Small-Business Operating Stack: Complete Setup Walkthrough

A practical step-by-step guide for choosing the first operational tools a small business actually needs: domain, website, email, CRM, scheduling, forms, documents, tasks and security.

Updated 2026-07-04

A small-business stack should reduce friction, not create a second business made of admin. Start with the core operating loop: how people find you, contact you, get scheduled, become leads, receive documents and remain protected.

1. Map the operating loop

Write the path from visitor to customer: website visit, contact form or booking, lead capture, follow-up, proposal or document, delivery task, invoice or handoff. Buy tools for this loop, not for imagined future complexity.

2. Establish identity and communication

Set domain, business email, shared calendar rules and account recovery. Google Workspace or Microsoft 365 is often the foundation because it controls communication, documents and identity.
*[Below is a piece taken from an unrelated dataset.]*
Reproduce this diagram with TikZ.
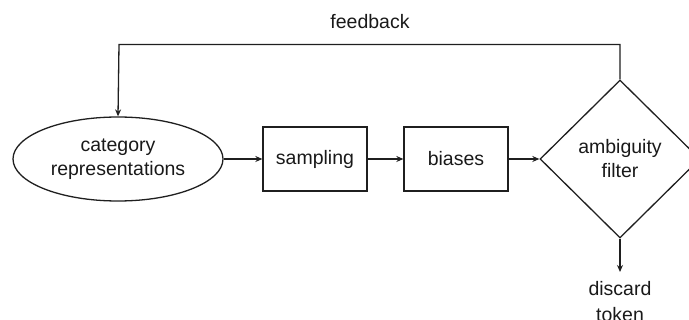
\documentclass[tikz,border=0pt]{standalone}
\usepackage{fontspec}
\setmainfont{Liberation Sans}
\usetikzlibrary{shapes.geometric,arrows.meta}
\begin{document}
\begin{tikzpicture}[x=1pt,y=-1pt,
  every node/.style={font=\fontsize{19.5}{24}\selectfont, align=center, text=black!90},
  lin/.style={draw=black!88, line width=1.3pt},
  arr/.style={lin, -{Stealth[length=7pt,width=6pt]}},
  boxnode/.style={lin, rectangle, minimum width=104pt, minimum height=64pt, inner sep=0pt},
  ellnode/.style={lin, ellipse, minimum width=210pt, minimum height=84pt, inner sep=0pt},
  dianode/.style={lin, diamond, minimum width=160pt, minimum height=158pt, inner sep=0pt}]
\useasboundingbox (0,0) rectangle (689,320);
\node[ellnode] (cat) at (118,159) {category\\representations};
\node[boxnode] (samp) at (315,159) {sampling};
\node[boxnode] (bias) at (456,159) {biases};
\node[dianode] (amb) at (620,159) {ambiguity\\filter};
\node[font=\fontsize{19.5}{26}\selectfont] (disc) at (620,301.5) {discard\\token};
\node (fb) at (370,22) {feedback};
\coordinate (dend) at (620,272);
\draw[arr] (cat.east) -- (samp.west);
\draw[arr] (samp.east) -- (bias.west);
\draw[arr] (bias.east) -- (amb.west);
\draw[arr] (amb.north) |- (119,44.5) -- (cat.north);
\draw[arr] (amb.south) -- (dend);
\end{tikzpicture}
\end{document}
3. Choose a lightweight CRM only when there are leads to manage

A CRM is useful when follow-up is being missed or sales conversations need structure. If there are no leads yet, a spreadsheet can be enough for the first stage.

4. Add scheduling and forms only for real friction

Calendly-style scheduling helps when meetings are frequent. Form tools help when structured intake matters. Do not buy them because every modern stack diagram includes them.

5. Put tasks and documents in one understandable place

Choose one task system and one document home. Notion, ClickUp, Microsoft or Google can work. The important part is that the team knows where work lives.

6. Secure accounts before adding automation

Password manager, two-factor authentication and admin ownership come before Zapier-style automation. Automation on top of weak account control increases operational risk.

7. Review renewals every quarter

Every paid tool should have an owner, use case, renewal date, cancellation path and evidence of usage. Tools without owners become quiet recurring cost.

8. Add integrations only after the manual process is understood

Do not automate a process nobody can explain manually. First make the workflow clear, then connect tools where handoffs are repetitive and stable.

Decision checklist

FAQ

Does every small business need a CRM?

No. A CRM helps when there are enough leads or follow-ups to manage. Before that, a simple sheet or inbox process may be more practical.

Should Google Workspace or Microsoft 365 come first?

Usually yes. Identity, email, calendar and documents are foundational. Choose based on how the business already works and what clients or collaborators expect.

When is automation worth it?

When the manual process is repeated, understood and stable. Automating unclear work usually creates hidden failure points.